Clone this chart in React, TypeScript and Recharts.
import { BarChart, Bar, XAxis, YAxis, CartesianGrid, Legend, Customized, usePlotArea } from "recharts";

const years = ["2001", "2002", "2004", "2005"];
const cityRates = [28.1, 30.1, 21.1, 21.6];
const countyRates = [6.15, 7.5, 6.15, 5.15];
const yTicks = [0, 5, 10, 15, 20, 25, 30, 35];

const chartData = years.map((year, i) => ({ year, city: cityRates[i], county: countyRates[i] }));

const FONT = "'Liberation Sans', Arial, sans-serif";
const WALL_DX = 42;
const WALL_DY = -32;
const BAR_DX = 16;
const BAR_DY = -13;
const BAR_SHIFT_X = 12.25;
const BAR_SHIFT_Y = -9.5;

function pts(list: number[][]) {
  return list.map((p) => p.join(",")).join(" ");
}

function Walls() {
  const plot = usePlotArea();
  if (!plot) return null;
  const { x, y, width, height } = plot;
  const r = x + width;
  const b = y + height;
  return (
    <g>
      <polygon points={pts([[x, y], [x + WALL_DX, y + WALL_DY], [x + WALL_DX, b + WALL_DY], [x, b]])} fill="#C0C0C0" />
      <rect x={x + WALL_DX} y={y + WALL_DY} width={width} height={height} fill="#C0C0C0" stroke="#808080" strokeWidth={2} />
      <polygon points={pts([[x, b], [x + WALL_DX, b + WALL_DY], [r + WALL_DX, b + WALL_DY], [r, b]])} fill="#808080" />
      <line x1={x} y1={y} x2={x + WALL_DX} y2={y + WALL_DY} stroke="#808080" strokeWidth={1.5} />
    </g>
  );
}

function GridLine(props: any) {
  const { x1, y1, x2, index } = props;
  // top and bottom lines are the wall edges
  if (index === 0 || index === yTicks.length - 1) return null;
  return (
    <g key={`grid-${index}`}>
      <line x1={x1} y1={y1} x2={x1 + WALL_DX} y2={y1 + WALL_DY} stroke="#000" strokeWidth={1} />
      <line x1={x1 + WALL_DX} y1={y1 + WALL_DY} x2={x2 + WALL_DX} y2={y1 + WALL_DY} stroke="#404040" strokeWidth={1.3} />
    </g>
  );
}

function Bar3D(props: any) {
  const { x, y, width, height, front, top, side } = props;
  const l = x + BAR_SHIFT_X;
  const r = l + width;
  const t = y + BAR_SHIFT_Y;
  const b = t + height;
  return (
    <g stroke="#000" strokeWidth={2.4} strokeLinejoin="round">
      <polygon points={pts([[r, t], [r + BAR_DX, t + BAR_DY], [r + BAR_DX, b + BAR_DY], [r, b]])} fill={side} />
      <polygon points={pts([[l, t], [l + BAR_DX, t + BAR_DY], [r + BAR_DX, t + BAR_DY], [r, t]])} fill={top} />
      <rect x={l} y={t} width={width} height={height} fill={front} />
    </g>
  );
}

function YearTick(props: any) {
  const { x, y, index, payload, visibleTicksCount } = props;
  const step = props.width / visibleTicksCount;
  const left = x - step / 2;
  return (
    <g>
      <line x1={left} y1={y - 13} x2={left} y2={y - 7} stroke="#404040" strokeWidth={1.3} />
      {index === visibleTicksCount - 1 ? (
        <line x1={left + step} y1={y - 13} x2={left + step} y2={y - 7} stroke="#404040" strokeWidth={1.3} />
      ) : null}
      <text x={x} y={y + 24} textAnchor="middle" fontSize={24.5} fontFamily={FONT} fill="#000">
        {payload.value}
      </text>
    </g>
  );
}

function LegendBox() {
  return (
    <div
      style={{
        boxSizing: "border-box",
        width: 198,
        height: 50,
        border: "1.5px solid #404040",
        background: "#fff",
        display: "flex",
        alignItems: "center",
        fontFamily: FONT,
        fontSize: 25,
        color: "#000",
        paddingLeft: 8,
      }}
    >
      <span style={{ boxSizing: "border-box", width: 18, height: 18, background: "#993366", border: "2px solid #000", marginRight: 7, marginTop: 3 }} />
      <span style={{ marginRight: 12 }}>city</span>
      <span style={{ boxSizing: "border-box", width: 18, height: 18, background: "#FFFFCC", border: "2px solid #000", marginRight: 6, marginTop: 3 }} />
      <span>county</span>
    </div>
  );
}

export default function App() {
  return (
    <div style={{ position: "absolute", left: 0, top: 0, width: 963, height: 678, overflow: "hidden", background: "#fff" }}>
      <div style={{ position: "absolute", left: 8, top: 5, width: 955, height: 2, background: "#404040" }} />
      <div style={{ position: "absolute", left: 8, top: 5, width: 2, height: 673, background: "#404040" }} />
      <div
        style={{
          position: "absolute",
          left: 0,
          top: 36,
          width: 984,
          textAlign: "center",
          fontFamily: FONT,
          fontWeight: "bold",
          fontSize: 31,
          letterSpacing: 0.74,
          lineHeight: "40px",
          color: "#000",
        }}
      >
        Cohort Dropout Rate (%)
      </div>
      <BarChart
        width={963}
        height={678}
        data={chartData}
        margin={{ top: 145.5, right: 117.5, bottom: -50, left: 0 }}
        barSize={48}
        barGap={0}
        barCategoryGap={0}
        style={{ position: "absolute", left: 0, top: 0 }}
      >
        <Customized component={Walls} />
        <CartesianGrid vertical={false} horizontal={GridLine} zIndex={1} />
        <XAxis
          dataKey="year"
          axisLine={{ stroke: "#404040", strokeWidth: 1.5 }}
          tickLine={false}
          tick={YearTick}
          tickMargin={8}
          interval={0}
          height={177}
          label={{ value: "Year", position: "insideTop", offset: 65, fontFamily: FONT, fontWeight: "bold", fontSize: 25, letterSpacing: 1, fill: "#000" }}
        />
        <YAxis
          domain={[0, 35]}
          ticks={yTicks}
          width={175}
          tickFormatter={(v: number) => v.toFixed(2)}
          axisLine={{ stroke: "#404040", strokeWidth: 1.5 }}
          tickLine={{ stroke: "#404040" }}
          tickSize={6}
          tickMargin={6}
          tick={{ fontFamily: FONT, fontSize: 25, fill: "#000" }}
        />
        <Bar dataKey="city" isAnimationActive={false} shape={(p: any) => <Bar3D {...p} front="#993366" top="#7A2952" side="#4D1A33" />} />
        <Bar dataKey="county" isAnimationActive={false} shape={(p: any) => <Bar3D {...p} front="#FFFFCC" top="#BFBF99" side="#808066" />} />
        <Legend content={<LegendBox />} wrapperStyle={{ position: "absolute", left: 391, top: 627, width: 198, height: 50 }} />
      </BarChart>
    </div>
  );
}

▶ Exercise brief:
Every line above needs to be retyped exactly.

▶ Task answer:
Clone this chart in React, TypeScript and Recharts.
import { BarChart, Bar, XAxis, YAxis, CartesianGrid, Legend, Customized, usePlotArea } from "recharts";

const years = ["2001", "2002", "2004", "2005"];
const cityRates = [28.1, 30.1, 21.1, 21.6];
const countyRates = [6.15, 7.5, 6.15, 5.15];
const yTicks = [0, 5, 10, 15, 20, 25, 30, 35];

const chartData = years.map((year, i) => ({ year, city: cityRates[i], county: countyRates[i] }));

const FONT = "'Liberation Sans', Arial, sans-serif";
const WALL_DX = 42;
const WALL_DY = -32;
const BAR_DX = 16;
const BAR_DY = -13;
const BAR_SHIFT_X = 12.25;
const BAR_SHIFT_Y = -9.5;

function pts(list: number[][]) {
  return list.map((p) => p.join(",")).join(" ");
}

function Walls() {
  const plot = usePlotArea();
  if (!plot) return null;
  const { x, y, width, height } = plot;
  const r = x + width;
  const b = y + height;
  return (
    <g>
      <polygon points={pts([[x, y], [x + WALL_DX, y + WALL_DY], [x + WALL_DX, b + WALL_DY], [x, b]])} fill="#C0C0C0" />
      <rect x={x + WALL_DX} y={y + WALL_DY} width={width} height={height} fill="#C0C0C0" stroke="#808080" strokeWidth={2} />
      <polygon points={pts([[x, b], [x + WALL_DX, b + WALL_DY], [r + WALL_DX, b + WALL_DY], [r, b]])} fill="#808080" />
      <line x1={x} y1={y} x2={x + WALL_DX} y2={y + WALL_DY} stroke="#808080" strokeWidth={1.5} />
    </g>
  );
}

function GridLine(props: any) {
  const { x1, y1, x2, index } = props;
  // top and bottom lines are the wall edges
  if (index === 0 || index === yTicks.length - 1) return null;
  return (
    <g key={`grid-${index}`}>
      <line x1={x1} y1={y1} x2={x1 + WALL_DX} y2={y1 + WALL_DY} stroke="#000" strokeWidth={1} />
      <line x1={x1 + WALL_DX} y1={y1 + WALL_DY} x2={x2 + WALL_DX} y2={y1 + WALL_DY} stroke="#404040" strokeWidth={1.3} />
    </g>
  );
}

function Bar3D(props: any) {
  const { x, y, width, height, front, top, side } = props;
  const l = x + BAR_SHIFT_X;
  const r = l + width;
  const t = y + BAR_SHIFT_Y;
  const b = t + height;
  return (
    <g stroke="#000" strokeWidth={2.4} strokeLinejoin="round">
      <polygon points={pts([[r, t], [r + BAR_DX, t + BAR_DY], [r + BAR_DX, b + BAR_DY], [r, b]])} fill={side} />
      <polygon points={pts([[l, t], [l + BAR_DX, t + BAR_DY], [r + BAR_DX, t + BAR_DY], [r, t]])} fill={top} />
      <rect x={l} y={t} width={width} height={height} fill={front} />
    </g>
  );
}

function YearTick(props: any) {
  const { x, y, index, payload, visibleTicksCount } = props;
  const step = props.width / visibleTicksCount;
  const left = x - step / 2;
  return (
    <g>
      <line x1={left} y1={y - 13} x2={left} y2={y - 7} stroke="#404040" strokeWidth={1.3} />
      {index === visibleTicksCount - 1 ? (
        <line x1={left + step} y1={y - 13} x2={left + step} y2={y - 7} stroke="#404040" strokeWidth={1.3} />
      ) : null}
      <text x={x} y={y + 24} textAnchor="middle" fontSize={24.5} fontFamily={FONT} fill="#000">
        {payload.value}
      </text>
    </g>
  );
}

function LegendBox() {
  return (
    <div
      style={{
        boxSizing: "border-box",
        width: 198,
        height: 50,
        border: "1.5px solid #404040",
        background: "#fff",
        display: "flex",
        alignItems: "center",
        fontFamily: FONT,
        fontSize: 25,
        color: "#000",
        paddingLeft: 8,
      }}
    >
      <span style={{ boxSizing: "border-box", width: 18, height: 18, background: "#993366", border: "2px solid #000", marginRight: 7, marginTop: 3 }} />
      <span style={{ marginRight: 12 }}>city</span>
      <span style={{ boxSizing: "border-box", width: 18, height: 18, background: "#FFFFCC", border: "2px solid #000", marginRight: 6, marginTop: 3 }} />
      <span>county</span>
    </div>
  );
}

export default function App() {
  return (
    <div style={{ position: "absolute", left: 0, top: 0, width: 963, height: 678, overflow: "hidden", background: "#fff" }}>
      <div style={{ position: "absolute", left: 8, top: 5, width: 955, height: 2, background: "#404040" }} />
      <div style={{ position: "absolute", left: 8, top: 5, width: 2, height: 673, background: "#404040" }} />
      <div
        style={{
          position: "absolute",
          left: 0,
          top: 36,
          width: 984,
          textAlign: "center",
          fontFamily: FONT,
          fontWeight: "bold",
          fontSize: 31,
          letterSpacing: 0.74,
          lineHeight: "40px",
          color: "#000",
        }}
      >
        Cohort Dropout Rate (%)
      </div>
      <BarChart
        width={963}
        height={678}
        data={chartData}
        margin={{ top: 145.5, right: 117.5, bottom: -50, left: 0 }}
        barSize={48}
        barGap={0}
        barCategoryGap={0}
        style={{ position: "absolute", left: 0, top: 0 }}
      >
        <Customized component={Walls} />
        <CartesianGrid vertical={false} horizontal={GridLine} zIndex={1} />
        <XAxis
          dataKey="year"
          axisLine={{ stroke: "#404040", strokeWidth: 1.5 }}
          tickLine={false}
          tick={YearTick}
          tickMargin={8}
          interval={0}
          height={177}
          label={{ value: "Year", position: "insideTop", offset: 65, fontFamily: FONT, fontWeight: "bold", fontSize: 25, letterSpacing: 1, fill: "#000" }}
        />
        <YAxis
          domain={[0, 35]}
          ticks={yTicks}
          width={175}
          tickFormatter={(v: number) => v.toFixed(2)}
          axisLine={{ stroke: "#404040", strokeWidth: 1.5 }}
          tickLine={{ stroke: "#404040" }}
          tickSize={6}
          tickMargin={6}
          tick={{ fontFamily: FONT, fontSize: 25, fill: "#000" }}
        />
        <Bar dataKey="city" isAnimationActive={false} shape={(p: any) => <Bar3D {...p} front="#993366" top="#7A2952" side="#4D1A33" />} />
        <Bar dataKey="county" isAnimationActive={false} shape={(p: any) => <Bar3D {...p} front="#FFFFCC" top="#BFBF99" side="#808066" />} />
        <Legend content={<LegendBox />} wrapperStyle={{ position: "absolute", left: 391, top: 627, width: 198, height: 50 }} />
      </BarChart>
    </div>
  );
}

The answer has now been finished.